Inditex SA, the world’s largest clothing retailer, has suffered a drop in its first-half profit. Its second quarter gross margin declined to 56.5 percent from 58.9 percent in the previous quarter.
The company reported net income of €928 million for the first-half of the year, which is lower than the €951 million the company generated in the half year period a year ago. However, the 2.4% drop is smaller-than-expected, thanks to cost controls.
Chief Executive of Inditex SA, Pablo Isla, commented on the results, stating that the group managed to stick to its target to end the year with a stable margin, which is considered to be one that increases or decreases by no more than 50 basis points year on year.
Simon Irwin, an analyst at Credit Suisse, said:
“We can only assume that the competitive situation has again deteriorated in emerging markets, as was clear from ASOS yesterday.”
Other companies have been affected too
ASOS is an online fashion retailer based in the UK. It recently warned on profit stating that in order to recover sales it will have to cut costs and improve its service in international markets.
Over recent years Inditex has managed to achieve successful expansion in more than 80 markets across the world.
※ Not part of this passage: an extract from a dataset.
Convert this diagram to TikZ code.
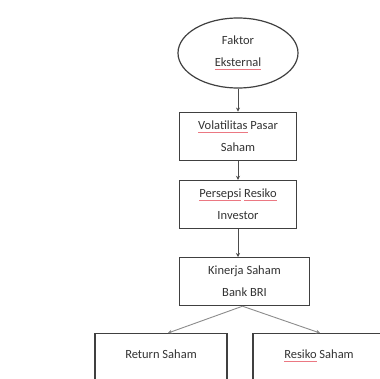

However, like other European retailers, Inditex has been affected this year by the drop of currencies against the euro, in markets such as Russia and Japan.
A strong euro has created a dent in the retailer’s net sales by approximately 4 percent in the first half of the year.
Inditex makes around two thirds of its sales in Europe and nearly a fifth of its sales in Spain – its home market. However, the company has expressed intentions to aggressively enter new markets outside of Europe.